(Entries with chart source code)
+ + + + + + +
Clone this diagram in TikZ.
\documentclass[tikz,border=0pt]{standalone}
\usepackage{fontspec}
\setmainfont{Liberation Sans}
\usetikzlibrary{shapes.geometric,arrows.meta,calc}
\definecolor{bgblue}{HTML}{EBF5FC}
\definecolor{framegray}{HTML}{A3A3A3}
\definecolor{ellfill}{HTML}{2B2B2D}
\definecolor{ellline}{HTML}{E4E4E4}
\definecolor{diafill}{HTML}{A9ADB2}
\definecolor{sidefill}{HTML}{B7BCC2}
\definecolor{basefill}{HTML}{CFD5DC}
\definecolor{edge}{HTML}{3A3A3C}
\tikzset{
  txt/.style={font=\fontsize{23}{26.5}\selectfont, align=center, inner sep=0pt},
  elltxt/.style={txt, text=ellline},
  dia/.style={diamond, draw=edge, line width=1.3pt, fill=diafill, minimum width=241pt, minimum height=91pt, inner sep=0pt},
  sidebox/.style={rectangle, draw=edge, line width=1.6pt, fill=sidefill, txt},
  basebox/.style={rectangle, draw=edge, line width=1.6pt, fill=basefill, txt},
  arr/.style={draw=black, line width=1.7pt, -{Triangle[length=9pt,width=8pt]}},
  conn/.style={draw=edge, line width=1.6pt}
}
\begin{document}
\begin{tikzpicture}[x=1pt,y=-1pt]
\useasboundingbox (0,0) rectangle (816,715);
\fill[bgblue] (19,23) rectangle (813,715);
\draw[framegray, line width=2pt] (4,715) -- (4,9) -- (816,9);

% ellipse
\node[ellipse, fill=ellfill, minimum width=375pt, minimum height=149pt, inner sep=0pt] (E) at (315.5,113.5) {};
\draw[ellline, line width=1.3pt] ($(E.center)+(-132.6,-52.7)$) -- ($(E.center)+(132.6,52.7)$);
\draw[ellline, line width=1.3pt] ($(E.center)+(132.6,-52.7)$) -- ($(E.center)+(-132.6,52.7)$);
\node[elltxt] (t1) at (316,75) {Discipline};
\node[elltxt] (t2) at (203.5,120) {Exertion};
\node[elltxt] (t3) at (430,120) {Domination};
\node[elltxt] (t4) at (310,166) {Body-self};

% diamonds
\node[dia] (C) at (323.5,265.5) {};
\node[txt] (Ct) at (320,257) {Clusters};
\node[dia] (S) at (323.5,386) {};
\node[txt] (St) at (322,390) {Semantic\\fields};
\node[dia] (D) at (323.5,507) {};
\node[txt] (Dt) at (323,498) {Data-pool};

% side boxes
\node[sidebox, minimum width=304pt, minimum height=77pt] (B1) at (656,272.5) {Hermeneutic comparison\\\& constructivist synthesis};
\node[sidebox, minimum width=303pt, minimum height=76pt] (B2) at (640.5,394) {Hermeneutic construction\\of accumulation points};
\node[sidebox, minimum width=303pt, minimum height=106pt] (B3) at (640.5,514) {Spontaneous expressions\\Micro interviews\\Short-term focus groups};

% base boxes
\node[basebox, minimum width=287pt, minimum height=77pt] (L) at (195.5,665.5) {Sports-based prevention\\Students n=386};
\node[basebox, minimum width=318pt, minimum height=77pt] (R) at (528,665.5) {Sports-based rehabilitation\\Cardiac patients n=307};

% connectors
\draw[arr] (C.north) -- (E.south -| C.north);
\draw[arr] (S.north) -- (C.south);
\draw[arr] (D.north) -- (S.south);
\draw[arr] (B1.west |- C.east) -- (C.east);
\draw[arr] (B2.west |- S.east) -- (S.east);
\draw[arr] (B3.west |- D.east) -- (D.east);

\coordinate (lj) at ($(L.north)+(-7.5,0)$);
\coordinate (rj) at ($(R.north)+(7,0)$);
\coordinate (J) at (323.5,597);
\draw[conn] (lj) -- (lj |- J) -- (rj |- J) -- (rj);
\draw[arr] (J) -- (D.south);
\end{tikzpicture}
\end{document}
+ + + + + + +
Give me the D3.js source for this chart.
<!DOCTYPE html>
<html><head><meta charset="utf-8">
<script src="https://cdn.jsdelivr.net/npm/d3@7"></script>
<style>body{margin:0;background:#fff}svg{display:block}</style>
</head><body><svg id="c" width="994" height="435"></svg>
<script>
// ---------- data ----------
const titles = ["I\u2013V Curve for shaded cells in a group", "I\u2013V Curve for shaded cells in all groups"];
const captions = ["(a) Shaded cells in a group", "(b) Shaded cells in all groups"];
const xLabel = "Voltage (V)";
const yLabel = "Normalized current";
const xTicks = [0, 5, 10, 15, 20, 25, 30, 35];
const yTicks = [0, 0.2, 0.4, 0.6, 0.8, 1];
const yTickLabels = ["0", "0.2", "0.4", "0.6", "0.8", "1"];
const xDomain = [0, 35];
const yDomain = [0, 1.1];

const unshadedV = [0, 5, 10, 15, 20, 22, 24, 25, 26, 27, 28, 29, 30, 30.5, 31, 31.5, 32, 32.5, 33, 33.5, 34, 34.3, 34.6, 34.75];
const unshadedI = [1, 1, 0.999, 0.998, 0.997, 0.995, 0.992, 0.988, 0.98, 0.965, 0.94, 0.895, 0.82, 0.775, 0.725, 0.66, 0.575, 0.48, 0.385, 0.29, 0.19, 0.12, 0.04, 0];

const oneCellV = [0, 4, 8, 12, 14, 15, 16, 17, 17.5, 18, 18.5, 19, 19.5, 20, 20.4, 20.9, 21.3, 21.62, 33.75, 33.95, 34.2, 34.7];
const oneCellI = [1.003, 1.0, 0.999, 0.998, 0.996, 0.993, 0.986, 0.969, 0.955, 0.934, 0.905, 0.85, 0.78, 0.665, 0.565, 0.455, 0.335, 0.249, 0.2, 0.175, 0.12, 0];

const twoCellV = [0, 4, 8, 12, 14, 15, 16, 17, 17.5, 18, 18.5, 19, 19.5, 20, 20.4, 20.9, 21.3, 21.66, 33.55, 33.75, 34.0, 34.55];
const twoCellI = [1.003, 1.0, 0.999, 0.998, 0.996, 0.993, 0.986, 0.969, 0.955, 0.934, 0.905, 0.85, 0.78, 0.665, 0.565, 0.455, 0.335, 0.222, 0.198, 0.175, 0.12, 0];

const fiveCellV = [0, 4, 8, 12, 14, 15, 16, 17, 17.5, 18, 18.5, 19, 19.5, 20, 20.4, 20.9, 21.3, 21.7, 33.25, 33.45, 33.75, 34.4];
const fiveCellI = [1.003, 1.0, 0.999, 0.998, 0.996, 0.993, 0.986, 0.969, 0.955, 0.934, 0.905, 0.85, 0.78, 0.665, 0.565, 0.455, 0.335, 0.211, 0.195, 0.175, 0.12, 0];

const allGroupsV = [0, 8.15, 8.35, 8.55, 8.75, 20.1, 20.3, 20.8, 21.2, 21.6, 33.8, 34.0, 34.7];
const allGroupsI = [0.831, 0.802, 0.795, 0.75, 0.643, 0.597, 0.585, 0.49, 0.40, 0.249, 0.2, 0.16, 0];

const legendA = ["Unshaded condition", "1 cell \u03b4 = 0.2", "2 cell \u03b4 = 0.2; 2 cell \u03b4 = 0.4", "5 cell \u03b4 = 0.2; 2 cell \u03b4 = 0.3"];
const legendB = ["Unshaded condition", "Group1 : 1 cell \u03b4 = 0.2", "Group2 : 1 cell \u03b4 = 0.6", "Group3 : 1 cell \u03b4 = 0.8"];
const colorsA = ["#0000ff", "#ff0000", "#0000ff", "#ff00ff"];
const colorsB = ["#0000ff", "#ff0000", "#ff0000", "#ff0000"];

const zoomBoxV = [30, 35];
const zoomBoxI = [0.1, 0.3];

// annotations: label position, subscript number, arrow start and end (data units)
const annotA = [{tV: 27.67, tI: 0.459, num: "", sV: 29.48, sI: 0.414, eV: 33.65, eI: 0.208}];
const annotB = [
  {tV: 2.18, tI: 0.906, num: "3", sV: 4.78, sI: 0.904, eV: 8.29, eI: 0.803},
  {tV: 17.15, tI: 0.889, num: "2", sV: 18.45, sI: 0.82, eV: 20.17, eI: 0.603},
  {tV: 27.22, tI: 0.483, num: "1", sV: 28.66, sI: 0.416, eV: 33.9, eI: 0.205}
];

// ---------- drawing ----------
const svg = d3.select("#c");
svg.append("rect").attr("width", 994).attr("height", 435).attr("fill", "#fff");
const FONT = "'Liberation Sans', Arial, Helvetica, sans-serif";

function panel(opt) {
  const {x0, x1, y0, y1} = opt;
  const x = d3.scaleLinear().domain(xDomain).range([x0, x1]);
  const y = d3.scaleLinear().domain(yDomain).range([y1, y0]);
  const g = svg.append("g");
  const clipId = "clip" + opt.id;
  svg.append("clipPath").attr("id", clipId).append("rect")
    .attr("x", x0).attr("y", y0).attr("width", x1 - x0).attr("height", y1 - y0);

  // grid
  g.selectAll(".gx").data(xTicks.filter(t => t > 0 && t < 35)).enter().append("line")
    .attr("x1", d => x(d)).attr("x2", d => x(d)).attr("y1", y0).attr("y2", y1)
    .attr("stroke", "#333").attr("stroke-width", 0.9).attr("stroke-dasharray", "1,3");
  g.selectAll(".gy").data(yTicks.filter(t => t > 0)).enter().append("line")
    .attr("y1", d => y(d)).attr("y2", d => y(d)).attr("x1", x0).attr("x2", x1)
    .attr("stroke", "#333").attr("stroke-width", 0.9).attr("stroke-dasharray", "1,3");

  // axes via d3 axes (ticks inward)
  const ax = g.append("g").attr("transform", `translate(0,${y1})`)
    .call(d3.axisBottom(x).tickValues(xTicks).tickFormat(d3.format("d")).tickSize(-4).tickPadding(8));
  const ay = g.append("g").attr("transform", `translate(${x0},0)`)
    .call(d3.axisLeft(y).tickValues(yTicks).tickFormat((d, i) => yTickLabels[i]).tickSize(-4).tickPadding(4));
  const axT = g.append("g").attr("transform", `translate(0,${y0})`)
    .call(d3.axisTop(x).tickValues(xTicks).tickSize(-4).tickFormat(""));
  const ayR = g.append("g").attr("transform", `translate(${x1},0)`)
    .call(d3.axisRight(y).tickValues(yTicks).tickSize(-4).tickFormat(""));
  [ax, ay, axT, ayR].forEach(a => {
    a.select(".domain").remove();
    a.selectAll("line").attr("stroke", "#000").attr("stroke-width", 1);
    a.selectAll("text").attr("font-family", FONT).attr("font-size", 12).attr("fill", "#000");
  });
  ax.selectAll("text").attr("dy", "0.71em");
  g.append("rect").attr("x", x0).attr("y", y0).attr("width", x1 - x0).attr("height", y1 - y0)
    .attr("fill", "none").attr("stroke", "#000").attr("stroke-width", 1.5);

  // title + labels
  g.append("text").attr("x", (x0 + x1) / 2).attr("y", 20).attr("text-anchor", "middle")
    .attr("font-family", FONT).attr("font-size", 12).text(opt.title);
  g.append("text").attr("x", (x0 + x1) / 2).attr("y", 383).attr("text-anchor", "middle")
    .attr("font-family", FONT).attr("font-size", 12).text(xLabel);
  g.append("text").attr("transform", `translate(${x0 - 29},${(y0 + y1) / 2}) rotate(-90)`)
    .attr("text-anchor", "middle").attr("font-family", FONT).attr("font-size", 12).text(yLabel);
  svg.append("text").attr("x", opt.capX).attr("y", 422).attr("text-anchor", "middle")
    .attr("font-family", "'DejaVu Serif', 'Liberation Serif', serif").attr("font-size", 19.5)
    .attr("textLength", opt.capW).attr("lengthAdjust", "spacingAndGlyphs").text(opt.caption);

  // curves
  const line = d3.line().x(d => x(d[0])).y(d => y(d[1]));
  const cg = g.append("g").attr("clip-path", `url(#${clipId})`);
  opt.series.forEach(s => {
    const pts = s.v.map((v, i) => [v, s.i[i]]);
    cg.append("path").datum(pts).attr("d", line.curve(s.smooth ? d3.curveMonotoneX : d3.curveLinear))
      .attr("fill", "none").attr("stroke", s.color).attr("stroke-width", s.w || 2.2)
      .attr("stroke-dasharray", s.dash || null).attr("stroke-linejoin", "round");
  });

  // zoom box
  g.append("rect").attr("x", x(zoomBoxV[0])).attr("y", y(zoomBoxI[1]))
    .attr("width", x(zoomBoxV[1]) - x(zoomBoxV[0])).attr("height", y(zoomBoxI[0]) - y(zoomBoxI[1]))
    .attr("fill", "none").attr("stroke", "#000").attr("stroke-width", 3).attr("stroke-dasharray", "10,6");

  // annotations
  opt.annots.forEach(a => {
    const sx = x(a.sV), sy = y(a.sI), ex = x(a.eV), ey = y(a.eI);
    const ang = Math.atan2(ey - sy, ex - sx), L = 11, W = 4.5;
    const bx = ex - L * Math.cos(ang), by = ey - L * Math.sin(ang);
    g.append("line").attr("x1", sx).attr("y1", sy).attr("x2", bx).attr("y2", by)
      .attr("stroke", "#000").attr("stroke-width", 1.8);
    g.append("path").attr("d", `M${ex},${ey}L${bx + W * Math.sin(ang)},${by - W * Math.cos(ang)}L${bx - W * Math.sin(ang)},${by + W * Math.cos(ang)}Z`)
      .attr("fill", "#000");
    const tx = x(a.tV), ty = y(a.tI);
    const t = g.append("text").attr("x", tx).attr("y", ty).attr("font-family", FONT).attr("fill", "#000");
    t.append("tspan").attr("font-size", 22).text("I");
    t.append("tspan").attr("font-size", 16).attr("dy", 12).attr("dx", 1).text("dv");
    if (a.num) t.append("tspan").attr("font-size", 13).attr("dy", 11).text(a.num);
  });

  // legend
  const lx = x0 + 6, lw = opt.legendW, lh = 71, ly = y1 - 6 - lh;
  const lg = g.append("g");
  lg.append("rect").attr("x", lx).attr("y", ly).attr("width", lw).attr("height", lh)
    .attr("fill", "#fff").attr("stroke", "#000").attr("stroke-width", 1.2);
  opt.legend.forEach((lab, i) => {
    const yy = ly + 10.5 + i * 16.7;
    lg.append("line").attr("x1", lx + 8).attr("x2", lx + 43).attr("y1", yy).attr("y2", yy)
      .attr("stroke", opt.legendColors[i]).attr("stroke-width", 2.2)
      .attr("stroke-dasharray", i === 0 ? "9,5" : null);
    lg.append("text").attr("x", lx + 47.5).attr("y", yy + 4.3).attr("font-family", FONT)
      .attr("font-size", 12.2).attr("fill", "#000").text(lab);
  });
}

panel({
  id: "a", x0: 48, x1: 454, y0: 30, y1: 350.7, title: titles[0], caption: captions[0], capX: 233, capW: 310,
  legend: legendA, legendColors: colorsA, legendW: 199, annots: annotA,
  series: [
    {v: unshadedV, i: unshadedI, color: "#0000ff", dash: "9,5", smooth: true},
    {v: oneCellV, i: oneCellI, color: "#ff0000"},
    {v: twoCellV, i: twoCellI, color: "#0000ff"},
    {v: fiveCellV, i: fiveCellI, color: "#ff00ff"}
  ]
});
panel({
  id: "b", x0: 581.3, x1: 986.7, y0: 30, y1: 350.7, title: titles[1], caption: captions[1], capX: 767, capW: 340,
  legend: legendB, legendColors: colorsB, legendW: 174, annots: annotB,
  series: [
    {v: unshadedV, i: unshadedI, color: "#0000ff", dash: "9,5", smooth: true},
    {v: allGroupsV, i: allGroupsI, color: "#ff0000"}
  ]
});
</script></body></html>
+ + + + + + +
Each line from the one holding "Give me the D3.js source for this chart." to the one holding "0.2, 0.175, 0.12, 0];", those two included, is to be transcribed exactly, and no other line.

Answer to this task:
Give me the D3.js source for this chart.
<!DOCTYPE html>
<html><head><meta charset="utf-8">
<script src="https://cdn.jsdelivr.net/npm/d3@7"></script>
<style>body{margin:0;background:#fff}svg{display:block}</style>
</head><body><svg id="c" width="994" height="435"></svg>
<script>
// ---------- data ----------
const titles = ["I\u2013V Curve for shaded cells in a group", "I\u2013V Curve for shaded cells in all groups"];
const captions = ["(a) Shaded cells in a group", "(b) Shaded cells in all groups"];
const xLabel = "Voltage (V)";
const yLabel = "Normalized current";
const xTicks = [0, 5, 10, 15, 20, 25, 30, 35];
const yTicks = [0, 0.2, 0.4, 0.6, 0.8, 1];
const yTickLabels = ["0", "0.2", "0.4", "0.6", "0.8", "1"];
const xDomain = [0, 35];
const yDomain = [0, 1.1];

const unshadedV = [0, 5, 10, 15, 20, 22, 24, 25, 26, 27, 28, 29, 30, 30.5, 31, 31.5, 32, 32.5, 33, 33.5, 34, 34.3, 34.6, 34.75];
const unshadedI = [1, 1, 0.999, 0.998, 0.997, 0.995, 0.992, 0.988, 0.98, 0.965, 0.94, 0.895, 0.82, 0.775, 0.725, 0.66, 0.575, 0.48, 0.385, 0.29, 0.19, 0.12, 0.04, 0];

const oneCellV = [0, 4, 8, 12, 14, 15, 16, 17, 17.5, 18, 18.5, 19, 19.5, 20, 20.4, 20.9, 21.3, 21.62, 33.75, 33.95, 34.2, 34.7];
const oneCellI = [1.003, 1.0, 0.999, 0.998, 0.996, 0.993, 0.986, 0.969, 0.955, 0.934, 0.905, 0.85, 0.78, 0.665, 0.565, 0.455, 0.335, 0.249, 0.2, 0.175, 0.12, 0];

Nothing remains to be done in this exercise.